Kelly Hogan - "We Can't Have Nice Things" (I Like to Keep Myself in Pain)
Like Solomon Burke’s Don’t Give Up On Me, Kelly Hogan’s I Like to Keep Myself in Pain is a soulful, contemporary take on American roots music, one from a seasoned singer whose voice is strong enough to call forth a host of excellent songwriters and session players to supply material. (The list includes Andrew Bird, Vic Chestnutt, M. Ward, and Robyn Hitchcock, to note just a few big writers; Booker T. Jones leads the pack of studio hands). The melodies are sweet and languorous and the organ lines are strong and steady. Back from her long recording hiatus, Hogan is in complete command.
Whether she’s cutting through a wistful church organ number such as “The Green Willow Valley,” gently prancing through vibes-inflected nightclub fare like “Slumber’s Sympathy,” or sneering with authority on the addictive rocker “Haunted,” Hogan is at full force.
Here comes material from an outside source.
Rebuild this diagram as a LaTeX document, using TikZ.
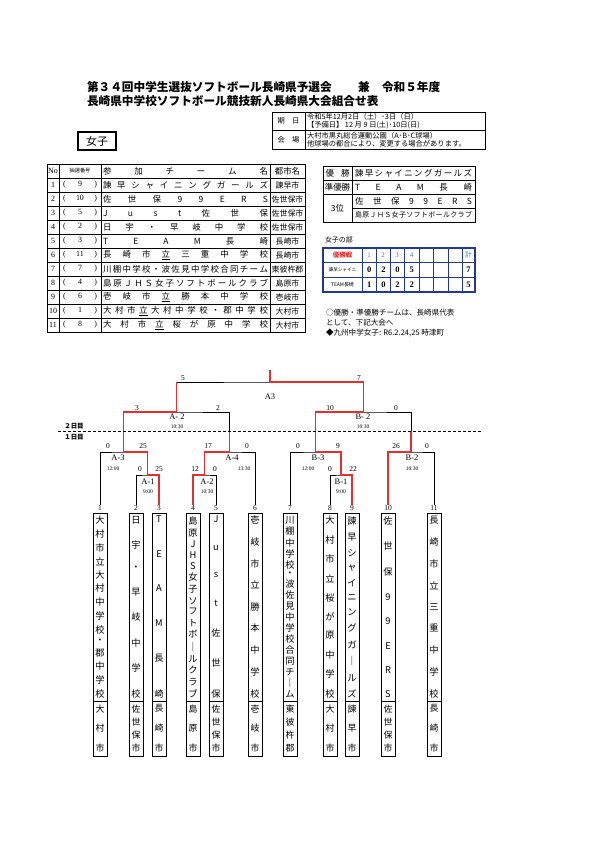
\documentclass[tikz,border=0pt]{standalone}
\usepackage{fontspec}
\setmainfont{Noto Sans CJK JP}
\newfontfamily\rom{Liberation Serif}
\usetikzlibrary{calc}
\definecolor{bred}{RGB}{226,48,48}
\definecolor{tblue}{RGB}{35,55,150}
\definecolor{nblue}{RGB}{60,120,200}
\newcommand\spr[2]{\hbox to #1{\foreach \c [count=\i] in {#2}{\ifnum\i>1 \hfill\fi\c}}}
\newcommand\vspr[2]{\vbox to #1{\offinterlineskip\foreach \c [count=\i] in {#2}{\ifnum\i>1 \vfill\fi\hbox to 12bp{\hss\c\hss}}}}
\begin{document}
\begin{tikzpicture}[x=1bp,y=-1bp,
  every node/.style={inner sep=0pt,outer sep=0pt},
  tgrid/.style={line width=0.5pt},
  tframe/.style={line width=0.9pt},
  br/.style={line width=0.9pt,black},
  win/.style={line width=1.2pt,bred},
  ttl/.style={font=\fontsize{11.7}{12}\selectfont\bfseries},
  info/.style={font=\fontsize{7.3}{8}\selectfont},
  tcell/.style={font=\fontsize{8.5}{9}\selectfont},
  rnum/.style={font=\rom\fontsize{8}{9}\selectfont},
  sc/.style={font=\rom\fontsize{7.5}{8}\selectfont},
  lab/.style={font=\rom\fontsize{8.5}{9}\selectfont},
  tim/.style={font=\rom\fontsize{5.5}{6}\selectfont},
  tno/.style={font=\rom\fontsize{7.5}{8}\selectfont},
  nbox/.style={draw,line width=1pt,minimum width=14bp,minimum height=188bp,font=\fontsize{9.3}{10}\selectfont},
  cbox/.style={draw,line width=1pt,minimum width=14bp,minimum height=55bp,font=\fontsize{9}{10}\selectfont},
  scd/.style={font=\rom\bfseries\fontsize{8.5}{9}\selectfont},
]
\useasboundingbox (0,0) rectangle (595,842);
\fill[white] (0,0) rectangle (595,842);

% ---------- title ----------
\node[ttl,anchor=west] (t1) at (87,87) {第３４回中学生選抜ソフトボール長崎県予選会};
\node[ttl] (t1b) at (364,87) {兼};
\node[ttl,anchor=west] (t1c) at (382,87) {令和５年度};
\node[ttl,anchor=west] (t2) at (87,101) {長崎県中学校ソフトボール競技新人長崎県大会組合せ表};

% ---------- info box ----------
\draw[tframe] (272,112) rectangle (485,149);
\draw[tgrid] (305,112) -- (305,149) (272,130.5) -- (485,130.5);
\node[info] (kd) at (288.5,121) {期　日};
\node[info] (kj) at (288.5,140) {会　場};
\node[info,anchor=west] (i1) at (307,116.8) {令和5年12月2日（土）･3日（日）};
\node[info,anchor=west] (i2) at (307,125.5) {【予備日】 12 月 9 日(土)･10日(日)};
\node[info,anchor=west] (i3) at (307,135.5) {大村市黒丸総合運動公園（A･B･C球場）};
\node[info,anchor=west] (i4) at (307,144.2) {他球場の都合により、変更する場合があります。};

% ---------- joshi box ----------
\node[draw,line width=1.4pt,minimum width=38bp,minimum height=18bp,font=\fontsize{11}{12}\selectfont] (joshi) at (97,141) {女子};

% ---------- team table ----------
\draw[tframe] (47,164) rectangle (305,332);
\foreach \yy in {178,192,...,318} \draw[tgrid] (47,\yy) -- (305,\yy);
\foreach \xx in {59,101,270} \draw[tgrid] (\xx,164) -- (\xx,332);
\node[rnum] (hno) at (53,171) {No};
\node[font=\fontsize{5.2}{6}\selectfont] (hdraw) at (80,171) {抽選番号};
\node[tcell,anchor=west] (hteam) at (103,171) {\spr{165bp}{参,加,チ,ー,ム,名}};
\node[tcell] (hcity) at (287.5,171) {都市名};
\foreach \k/\p/\ct in {1/9/諫早市,2/10/佐世保市,3/5/佐世保市,4/2/佐世保市,5/3/長崎市,6/11/長崎市,7/7/東彼杵郡,8/4/島原市,9/6/壱岐市,10/1/大村市,11/8/大村市}{
  \node[rnum] (no\k) at (53,{171+14*\k}) {\k};
  \node[rnum] (pn\k) at (80,{171+14*\k}) {\hbox to 34bp{(\hfill\p\hfill)}};
  \node[font=\fontsize{8}{9}\selectfont] (ct\k) at (287.5,{171+14*\k}) {\ct};
}
\node[tcell,anchor=west] (nm1) at (103,185) {\spr{165bp}{諫,早,シ,ャ,イ,ニ,ン,グ,ガ,ー,ル,ズ}};
\node[tcell,anchor=west] (nm2) at (103,199) {\spr{165bp}{佐,世,保,9,9,E,R,S}};
\node[tcell,anchor=west] (nm3) at (103,213) {\spr{165bp}{J,u,s,t,佐,世,保}};
\node[tcell,anchor=west] (nm4) at (103,227) {\spr{165bp}{日,宇,・,早,岐,中,学,校}};
\node[tcell,anchor=west] (nm5) at (103,241) {\spr{165bp}{T,E,A,M,長,崎}};
\node[tcell,anchor=west] (nm6) at (103,255) {\spr{165bp}{長,崎,市,\underline{立},三,重,中,学,校}};
\node[tcell,anchor=west] (nm7) at (103,269) {\spr{165bp}{川,棚,中,学,校,・,波,佐,見,中,学,校,合,同,チ,ー,ム}};
\node[tcell,anchor=west] (nm8) at (103,283) {\spr{165bp}{島,原,Ｊ,Ｈ,Ｓ,女,子,ソ,フ,ト,ボ,ー,ル,ク,ラ,ブ}};
\node[tcell,anchor=west] (nm9) at (103,297) {\spr{165bp}{壱,岐,市,\underline{立},勝,本,中,学,校}};
\node[tcell,anchor=west] (nm10) at (103,311) {\spr{165bp}{大,村,市,\underline{立},大,村,中,学,校,・,郡,中,学,校}};
\node[tcell,anchor=west] (nm11) at (103,325) {\spr{165bp}{大,村,市,\underline{立},桜,が,原,中,学,校}};

% ---------- result table ----------
\draw[tframe] (323,166) rectangle (475,222);
\draw[tgrid] (352,166) -- (352,222) (323,180) -- (475,180) (323,194) -- (475,194) (352,208) -- (475,208);
\node[tcell] (ra1) at (337.5,173) {\spr{24bp}{優,勝}};
\node[tcell] (ra2) at (337.5,187) {準優勝};
\node[tcell] (ra3) at (337.5,208) {3位};
\node[tcell,anchor=west] (rb1) at (355,173) {\spr{117bp}{諫,早,シ,ャ,イ,ニ,ン,グ,ガ,ー,ル,ズ}};
\node[tcell,anchor=west] (rb2) at (355,187) {\spr{117bp}{T,E,A,M,長,崎}};
\node[tcell,anchor=west] (rb3) at (355,201) {\spr{117bp}{佐,世,保,9,9,E,R,S}};
\node[font=\fontsize{7}{7}\selectfont,anchor=west] (rb4) at (355,215) {\spr{117bp}{島,原,Ｊ,Ｈ,Ｓ,女,子,ソ,フ,ト,ボ,ー,ル,ク,ラ,ブ}};

% ---------- score table ----------
\node[font=\fontsize{7}{8}\selectfont,anchor=west] (bu) at (325,240) {女子の部};
\draw[line width=0.5pt,tblue] (323,262) -- (475,262) (323,277) -- (475,277);
\foreach \xx in {362,376,390,404,419,433,448,462} \draw[line width=0.5pt,tblue] (\xx,248) -- (\xx,292);
\draw[line width=1.6pt,tblue] (323,248) rectangle (475,292);
\node[font=\fontsize{6.5}{7}\selectfont\bfseries,text=bred] (sh) at (342.5,255) {優勝戦};
\foreach \n/\xx in {1/369,2/383,3/397,4/411.5}
  \node[font=\rom\fontsize{7}{8}\selectfont,text=nblue] (sn\n) at (\xx,255) {\n};
\node[font=\fontsize{7}{8}\selectfont,text=nblue] (skei) at (468.5,255) {計};
\node[font=\fontsize{4.6}{5}\selectfont] (sr1) at (342.5,269.5) {諫早シャイニ};
\node[font=\fontsize{5}{5}\selectfont] (sr2) at (342.5,284.5) {TEAM長崎};
\foreach \v [count=\n] in {0,2,0,5} \node[scd] (sa\n) at ({355+14.2*\n},269.5) {\v};
\foreach \v [count=\n] in {1,0,2,2} \node[scd] (sb\n) at ({355+14.2*\n},284.5) {\v};
\node[scd] (sat) at (468.5,269.5) {7};
\node[scd] (sbt) at (468.5,284.5) {5};

% ---------- notes ----------
\node[font=\fontsize{7.6}{8}\selectfont,anchor=west] (nt1) at (326,313) {○優勝・準優勝チームは、長崎県代表};
\node[font=\fontsize{7.6}{8}\selectfont,anchor=west] (nt2) at (326,323) {として、下記大会へ};
\node[font=\fontsize{7.6}{8}\selectfont,anchor=west] (nt3) at (326,333) {◆九州中学女子: R6.2.24,25 時津町};

% ---------- bracket coordinates ----------
\coordinate (t1) at (100,505);  \coordinate (t2) at (136,505);
\coordinate (t3) at (159,505);  \coordinate (t4) at (193,505);
\coordinate (t5) at (216,505);  \coordinate (t6) at (255,505);
\coordinate (t7) at (290,505);  \coordinate (t8) at (330,505);
\coordinate (t9) at (352,505);  \coordinate (t10) at (388,505);
\coordinate (t11) at (434,505);
\coordinate (a1) at (147.5,475); \coordinate (a2s) at (204.5,475); \coordinate (b1) at (341,475);
\coordinate (a3) at (123.75,452); \coordinate (a4) at (229.75,452);
\coordinate (b3) at (315.5,452); \coordinate (b2s) at (411,452);
\coordinate (a2) at (176.75,412); \coordinate (b2) at (363.25,412);
\coordinate (fin) at (270,382); \coordinate (top) at (270,370);
\coordinate (day) at (0,431);

% black bracket
\draw[br] (t2) |- (a1) -| (t3);
\draw[br] (t4) |- (a2s) -| (t5);
\draw[br] (t8) |- (b1) -| (t9);
\draw[br] (t1) |- (a3) -| (a1);
\draw[br] (a2s) |- (a4) -| (t6);
\draw[br] (t7) |- (b3) -| (b1);
\draw[br] (t10) |- (b2s) -| (t11);
\draw[br] (a3) |- (a2) -| (a4);
\draw[br] (b3) |- (b2) -| (b2s);
\draw[br] (a2) |- (fin) -| (b2);
\draw[br] (fin) -- (top);

% red winner paths
\draw[win] (t3) |- (a1) |- (a3) |- (a2) -- (a2 |- fin);
\draw[win] (t9) |- (b1) |- (b3) |- (b2) |- (fin) -- (top);
\draw[win] (t4) |- (a2s) |- (a4) -- (a4 |- day);
\draw[win] (t10) |- (b2s) -- (b2s |- day);

% day divider
\coordinate (dl) at (58,431); \coordinate (dr) at (482,431);
\draw[line width=0.8pt,dash pattern=on 3bp off 2bp] (dl) -- (dr);
\node[font=\fontsize{6.5}{7}\selectfont\bfseries] (d2) at (74,426) {２日目};
\node[font=\fontsize{6.5}{7}\selectfont\bfseries] (d1) at (74,437) {１日目};

% scores
\node[sc] (s1l) at (183,378) {5};   \node[sc] (s1r) at (359,378) {7};
\node[sc] (s2a) at (137,408) {3};   \node[sc] (s2b) at (218,408) {2};
\node[sc] (s2c) at (330,408) {10};  \node[sc] (s2d) at (396,408) {0};
\node[sc] (s3a) at (108,446) {0};   \node[sc] (s3b) at (143,446) {25};
\node[sc] (s3c) at (208,446) {17};  \node[sc] (s3d) at (247,446) {0};
\node[sc] (s3e) at (298,446) {0};   \node[sc] (s3f) at (338,446) {9};
\node[sc] (s3g) at (396,446) {26};  \node[sc] (s3h) at (427,446) {0};
\node[sc] (s4a) at (140,469) {0};   \node[sc] (s4b) at (159,469) {25};
\node[sc] (s4c) at (195,469) {12};  \node[sc] (s4d) at (215,469) {0};
\node[sc] (s4e) at (330,469) {0};   \node[sc] (s4f) at (353,469) {22};

% game labels
\node[lab] (gA3) at (270,397) {A3};
\node[lab] (gA2) at (177,417) {A- 2};  \node[tim] (tA2) at (177,427) {10:30};
\node[lab] (gB2) at (363,417) {B- 2};  \node[tim] (tB2) at (363,427) {10:30};
\node[lab] (gA3b) at (118,458) {A-3};  \node[tim] (tA3) at (113,469) {12:00};
\node[lab] (gA4) at (232,458) {A-4};   \node[tim] (tA4) at (244,469) {13:30};
\node[lab] (gB3) at (318,458) {B-3};   \node[tim] (tB3) at (308,469) {12:00};
\node[lab] (gB2b) at (412,458) {B-2};  \node[tim] (tB2b) at (412,469) {10:30};
\node[lab] (gA1) at (148,482) {A-1};   \node[tim] (tA1) at (148,492) {9:00};
\node[lab] (gA2b) at (207,482) {A-2};  \node[tim] (tA2b) at (207,492) {10:30};
\node[lab] (gB1) at (341,482) {B-1};   \node[tim] (tB1) at (341,492) {9:00};

% team numbers
\foreach \k/\xx in {1/100,2/136,3/159,4/193,5/216,6/255,7/290,8/330,9/352,10/388,11/434}
  \node[tno,fill=white,inner sep=0.3pt] (tn\k) at (\xx,508.5) {\k};

% team boxes
\node[nbox] (box1) at (100,607) {\vspr{181bp}{大,村,市,立,大,村,中,学,校,・,郡,中,学,校}};
\node[nbox] (box2) at (136,607) {\vspr{181bp}{日,宇,・,早,岐,中,学,校}};
\node[nbox] (box3) at (159,607) {\vspr{181bp}{T,E,A,M,長,崎}};
\node[nbox] (box4) at (193,607) {\vspr{181bp}{島,原,J,H,S,女,子,ソ,フ,ト,ボ,｜,ル,ク,ラ,ブ}};
\node[nbox] (box5) at (216,607) {\vspr{181bp}{J,u,s,t,佐,世,保}};
\node[nbox] (box6) at (255,607) {\vspr{181bp}{壱,岐,市,立,勝,本,中,学,校}};
\node[nbox] (box7) at (290,607) {\vspr{181bp}{川,棚,中,学,校,・,波,佐,見,中,学,校,合,同,チ,｜,ム}};
\node[nbox] (box8) at (330,607) {\vspr{181bp}{大,村,市,立,桜,が,原,中,学,校}};
\node[nbox] (box9) at (352,607) {\vspr{181bp}{諫,早,シ,ャ,イ,ニ,ン,グ,ガ,｜,ル,ズ}};
\node[nbox] (box10) at (388,607) {\vspr{181bp}{佐,世,保,9,9,E,R,S}};
\node[nbox] (box11) at (434,607) {\vspr{181bp}{長,崎,市,立,三,重,中,学,校}};

\node[cbox] (city1) at (100,728.5) {\vspr{47bp}{大,村,市}};
\node[cbox] (city2) at (136,728.5) {\vspr{47bp}{佐,世,保,市}};
\node[cbox] (city3) at (159,728.5) {\vspr{47bp}{長,崎,市}};
\node[cbox] (city4) at (193,728.5) {\vspr{47bp}{島,原,市}};
\node[cbox] (city5) at (216,728.5) {\vspr{47bp}{佐,世,保,市}};
\node[cbox] (city6) at (255,728.5) {\vspr{47bp}{壱,岐,市}};
\node[cbox] (city7) at (290,728.5) {\vspr{47bp}{東,彼,杵,郡}};
\node[cbox] (city8) at (330,728.5) {\vspr{47bp}{大,村,市}};
\node[cbox] (city9) at (352,728.5) {\vspr{47bp}{諫,早,市}};
\node[cbox] (city10) at (388,728.5) {\vspr{47bp}{佐,世,保,市}};
\node[cbox] (city11) at (434,728.5) {\vspr{47bp}{長,崎,市}};
\end{tikzpicture}
\end{document}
Although her versatility is vivid, the result is not a hodgepodge of disparate threads. Hogan seamlessly blends the many styles in which she works to produce a distinctive sound that is warm and wise.
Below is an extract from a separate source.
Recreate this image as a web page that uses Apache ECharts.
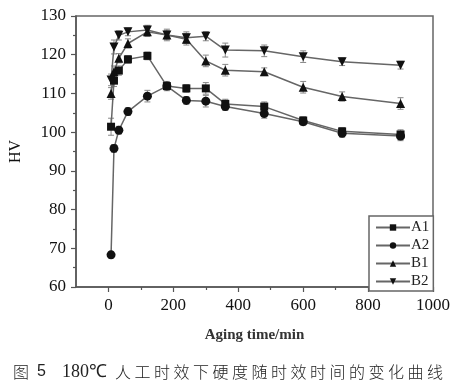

As deeply rooted in American tradition as that sound is, it is never straightjacketed by nostalgia. A biting tale of interpersonal turmoil told through references to commodity relations heavily laden with meaning, “We Can’t Have Nice Things” is both topical and timeless. “The phone must not be working ‘cause you haven’t called me yet / The chair that I wake up in has been burned by cigarettes / I tell myself it’s only smoke that suffocates and clings / And I guess we just can’t have nice things.” Compare this with the jubilant, “ooh wah” pop number “Sleeper Awake,” which would be equally plausible as a rendition of canonized Carole King or a contemporary cult classic from Belle and Sebastian.
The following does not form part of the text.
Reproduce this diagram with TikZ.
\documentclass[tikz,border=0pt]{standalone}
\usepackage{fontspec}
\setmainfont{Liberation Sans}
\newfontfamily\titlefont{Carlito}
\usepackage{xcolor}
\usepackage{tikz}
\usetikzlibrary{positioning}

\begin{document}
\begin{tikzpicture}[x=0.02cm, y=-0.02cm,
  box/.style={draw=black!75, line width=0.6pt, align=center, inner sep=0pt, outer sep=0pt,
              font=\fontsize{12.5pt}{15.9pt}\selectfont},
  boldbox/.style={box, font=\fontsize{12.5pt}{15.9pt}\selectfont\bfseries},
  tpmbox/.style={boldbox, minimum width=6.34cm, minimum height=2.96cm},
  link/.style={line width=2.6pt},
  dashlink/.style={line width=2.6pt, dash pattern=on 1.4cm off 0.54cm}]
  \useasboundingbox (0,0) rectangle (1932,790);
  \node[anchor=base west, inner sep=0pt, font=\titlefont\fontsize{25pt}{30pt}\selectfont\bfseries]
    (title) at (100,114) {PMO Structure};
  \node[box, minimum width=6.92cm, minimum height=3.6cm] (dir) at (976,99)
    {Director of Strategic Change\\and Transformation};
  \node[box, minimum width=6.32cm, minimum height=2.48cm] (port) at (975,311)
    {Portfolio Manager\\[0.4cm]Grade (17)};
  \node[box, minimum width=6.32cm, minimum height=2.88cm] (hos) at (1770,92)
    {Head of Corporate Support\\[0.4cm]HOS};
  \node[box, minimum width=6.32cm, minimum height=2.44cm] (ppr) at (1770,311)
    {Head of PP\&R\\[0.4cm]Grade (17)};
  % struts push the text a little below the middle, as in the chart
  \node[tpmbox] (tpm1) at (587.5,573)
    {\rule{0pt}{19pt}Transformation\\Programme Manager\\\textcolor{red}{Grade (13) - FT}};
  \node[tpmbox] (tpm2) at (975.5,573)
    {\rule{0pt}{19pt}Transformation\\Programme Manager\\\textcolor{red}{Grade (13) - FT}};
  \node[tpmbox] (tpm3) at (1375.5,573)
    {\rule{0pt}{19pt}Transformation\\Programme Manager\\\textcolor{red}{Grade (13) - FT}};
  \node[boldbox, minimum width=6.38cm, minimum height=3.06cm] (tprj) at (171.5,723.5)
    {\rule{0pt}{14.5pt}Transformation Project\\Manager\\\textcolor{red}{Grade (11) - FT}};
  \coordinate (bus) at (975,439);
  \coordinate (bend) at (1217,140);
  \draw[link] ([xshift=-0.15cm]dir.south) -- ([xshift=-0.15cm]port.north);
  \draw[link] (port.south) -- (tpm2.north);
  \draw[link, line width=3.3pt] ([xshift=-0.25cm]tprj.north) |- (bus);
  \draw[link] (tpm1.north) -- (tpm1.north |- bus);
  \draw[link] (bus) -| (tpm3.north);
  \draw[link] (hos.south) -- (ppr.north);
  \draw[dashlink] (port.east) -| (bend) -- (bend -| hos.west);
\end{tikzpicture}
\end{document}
“I wanna hear your voice, comin’ out of my radio / And I wanna see your face on the billboard sign / ‘Cause I know how hard you try / And I know sometimes it makes you cry / I just wish I could be there to bring you by,” Hogan signs on “Golden.” She delivers those lines as deftly as any others, but they’re words that should be sung as much for her as by her.